Task prompt: Beginning with the first line, set down every line through the one containing "C300,330 240,389.5 150,389.5", exactly as it appears, but not the pictures.

Supplied material:
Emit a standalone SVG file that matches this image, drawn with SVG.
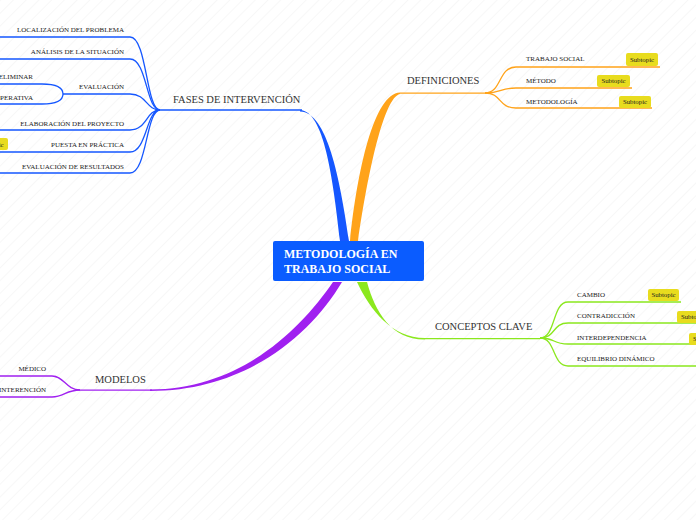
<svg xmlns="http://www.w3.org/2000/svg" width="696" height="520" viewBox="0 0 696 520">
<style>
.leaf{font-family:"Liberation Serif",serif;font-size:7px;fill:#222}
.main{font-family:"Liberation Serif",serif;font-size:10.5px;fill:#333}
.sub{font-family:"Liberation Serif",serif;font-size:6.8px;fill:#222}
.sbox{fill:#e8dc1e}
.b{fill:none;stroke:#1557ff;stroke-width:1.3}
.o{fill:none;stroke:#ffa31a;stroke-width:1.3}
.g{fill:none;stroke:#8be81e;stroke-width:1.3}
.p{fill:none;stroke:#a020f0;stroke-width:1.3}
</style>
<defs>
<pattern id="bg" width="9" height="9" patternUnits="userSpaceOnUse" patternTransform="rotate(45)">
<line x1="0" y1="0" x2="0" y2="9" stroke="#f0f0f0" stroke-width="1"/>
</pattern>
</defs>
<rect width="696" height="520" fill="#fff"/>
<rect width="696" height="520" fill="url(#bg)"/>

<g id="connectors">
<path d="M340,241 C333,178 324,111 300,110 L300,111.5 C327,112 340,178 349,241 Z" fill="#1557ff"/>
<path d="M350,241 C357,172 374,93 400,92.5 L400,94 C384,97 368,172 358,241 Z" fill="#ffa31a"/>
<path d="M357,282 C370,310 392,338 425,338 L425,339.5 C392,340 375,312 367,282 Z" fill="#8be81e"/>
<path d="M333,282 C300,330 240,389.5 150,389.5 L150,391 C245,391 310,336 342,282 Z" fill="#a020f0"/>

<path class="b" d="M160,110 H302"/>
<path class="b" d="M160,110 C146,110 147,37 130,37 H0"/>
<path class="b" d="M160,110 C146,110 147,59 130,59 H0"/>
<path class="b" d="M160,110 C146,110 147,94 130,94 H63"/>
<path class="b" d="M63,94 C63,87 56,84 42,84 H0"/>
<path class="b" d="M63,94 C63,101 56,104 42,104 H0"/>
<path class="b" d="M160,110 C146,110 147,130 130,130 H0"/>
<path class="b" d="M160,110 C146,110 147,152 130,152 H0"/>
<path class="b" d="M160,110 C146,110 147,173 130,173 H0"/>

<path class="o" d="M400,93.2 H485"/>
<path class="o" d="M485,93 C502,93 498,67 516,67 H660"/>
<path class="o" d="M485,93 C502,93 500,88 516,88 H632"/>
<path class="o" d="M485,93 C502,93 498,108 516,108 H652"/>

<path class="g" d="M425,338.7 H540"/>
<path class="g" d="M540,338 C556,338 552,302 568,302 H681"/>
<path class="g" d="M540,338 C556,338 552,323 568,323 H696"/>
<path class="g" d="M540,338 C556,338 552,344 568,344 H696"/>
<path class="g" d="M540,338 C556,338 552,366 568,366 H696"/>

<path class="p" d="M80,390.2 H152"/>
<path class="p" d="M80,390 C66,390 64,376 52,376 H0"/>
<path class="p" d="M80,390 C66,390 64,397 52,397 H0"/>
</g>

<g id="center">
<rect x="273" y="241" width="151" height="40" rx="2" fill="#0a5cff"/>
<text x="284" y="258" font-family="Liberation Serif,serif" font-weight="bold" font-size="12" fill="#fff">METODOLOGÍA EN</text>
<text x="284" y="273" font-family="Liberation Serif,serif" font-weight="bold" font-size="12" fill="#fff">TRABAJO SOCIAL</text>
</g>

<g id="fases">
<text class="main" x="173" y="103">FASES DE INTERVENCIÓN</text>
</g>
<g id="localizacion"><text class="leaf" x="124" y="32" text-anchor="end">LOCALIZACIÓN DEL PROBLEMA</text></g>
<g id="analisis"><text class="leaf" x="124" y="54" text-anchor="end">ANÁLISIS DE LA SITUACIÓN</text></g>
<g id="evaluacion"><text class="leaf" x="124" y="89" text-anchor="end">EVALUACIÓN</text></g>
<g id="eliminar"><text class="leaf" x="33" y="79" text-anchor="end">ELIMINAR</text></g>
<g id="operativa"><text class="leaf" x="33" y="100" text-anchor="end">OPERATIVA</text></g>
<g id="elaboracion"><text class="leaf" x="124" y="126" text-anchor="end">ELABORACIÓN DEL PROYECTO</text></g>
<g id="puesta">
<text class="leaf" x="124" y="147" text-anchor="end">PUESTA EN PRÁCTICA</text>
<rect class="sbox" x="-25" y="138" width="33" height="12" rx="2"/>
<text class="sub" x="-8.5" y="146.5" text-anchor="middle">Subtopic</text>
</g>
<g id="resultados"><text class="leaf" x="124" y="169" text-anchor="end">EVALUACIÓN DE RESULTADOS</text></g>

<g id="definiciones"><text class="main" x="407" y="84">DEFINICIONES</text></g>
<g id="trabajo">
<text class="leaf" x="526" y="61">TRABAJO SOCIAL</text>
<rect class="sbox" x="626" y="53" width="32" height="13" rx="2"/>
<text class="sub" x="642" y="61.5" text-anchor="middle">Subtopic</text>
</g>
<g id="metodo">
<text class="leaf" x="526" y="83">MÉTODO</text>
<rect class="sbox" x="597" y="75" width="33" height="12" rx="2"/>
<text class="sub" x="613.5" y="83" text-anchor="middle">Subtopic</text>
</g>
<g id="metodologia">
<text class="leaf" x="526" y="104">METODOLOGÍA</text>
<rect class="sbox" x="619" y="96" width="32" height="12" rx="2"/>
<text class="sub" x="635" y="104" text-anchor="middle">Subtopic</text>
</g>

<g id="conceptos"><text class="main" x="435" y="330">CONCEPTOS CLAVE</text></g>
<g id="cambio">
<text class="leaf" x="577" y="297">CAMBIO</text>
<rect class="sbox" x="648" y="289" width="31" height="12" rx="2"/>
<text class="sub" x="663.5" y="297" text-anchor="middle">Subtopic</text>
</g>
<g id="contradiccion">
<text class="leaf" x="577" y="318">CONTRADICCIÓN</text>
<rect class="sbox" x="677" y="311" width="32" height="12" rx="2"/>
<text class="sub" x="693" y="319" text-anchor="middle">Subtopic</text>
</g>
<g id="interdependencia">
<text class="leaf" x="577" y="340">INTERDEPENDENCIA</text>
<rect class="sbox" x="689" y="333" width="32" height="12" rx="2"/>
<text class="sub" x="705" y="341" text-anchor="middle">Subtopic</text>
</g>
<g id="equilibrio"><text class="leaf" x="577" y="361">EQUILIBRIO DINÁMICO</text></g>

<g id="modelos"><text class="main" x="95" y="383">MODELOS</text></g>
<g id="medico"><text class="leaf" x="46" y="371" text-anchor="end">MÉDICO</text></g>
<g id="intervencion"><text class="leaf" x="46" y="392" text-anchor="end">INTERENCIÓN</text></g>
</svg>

Correct response:
Emit a standalone SVG file that matches this image, drawn with SVG.
<svg xmlns="http://www.w3.org/2000/svg" width="696" height="520" viewBox="0 0 696 520">
<style>
.leaf{font-family:"Liberation Serif",serif;font-size:7px;fill:#222}
.main{font-family:"Liberation Serif",serif;font-size:10.5px;fill:#333}
.sub{font-family:"Liberation Serif",serif;font-size:6.8px;fill:#222}
.sbox{fill:#e8dc1e}
.b{fill:none;stroke:#1557ff;stroke-width:1.3}
.o{fill:none;stroke:#ffa31a;stroke-width:1.3}
.g{fill:none;stroke:#8be81e;stroke-width:1.3}
.p{fill:none;stroke:#a020f0;stroke-width:1.3}
</style>
<defs>
<pattern id="bg" width="9" height="9" patternUnits="userSpaceOnUse" patternTransform="rotate(45)">
<line x1="0" y1="0" x2="0" y2="9" stroke="#f0f0f0" stroke-width="1"/>
</pattern>
</defs>
<rect width="696" height="520" fill="#fff"/>
<rect width="696" height="520" fill="url(#bg)"/>

<g id="connectors">
<path d="M340,241 C333,178 324,111 300,110 L300,111.5 C327,112 340,178 349,241 Z" fill="#1557ff"/>
<path d="M350,241 C357,172 374,93 400,92.5 L400,94 C384,97 368,172 358,241 Z" fill="#ffa31a"/>
<path d="M357,282 C370,310 392,338 425,338 L425,339.5 C392,340 375,312 367,282 Z" fill="#8be81e"/>
<path d="M333,282 C300,330 240,389.5 150,389.5 L150,391 C245,391 310,336 342,282 Z" fill="#a020f0"/>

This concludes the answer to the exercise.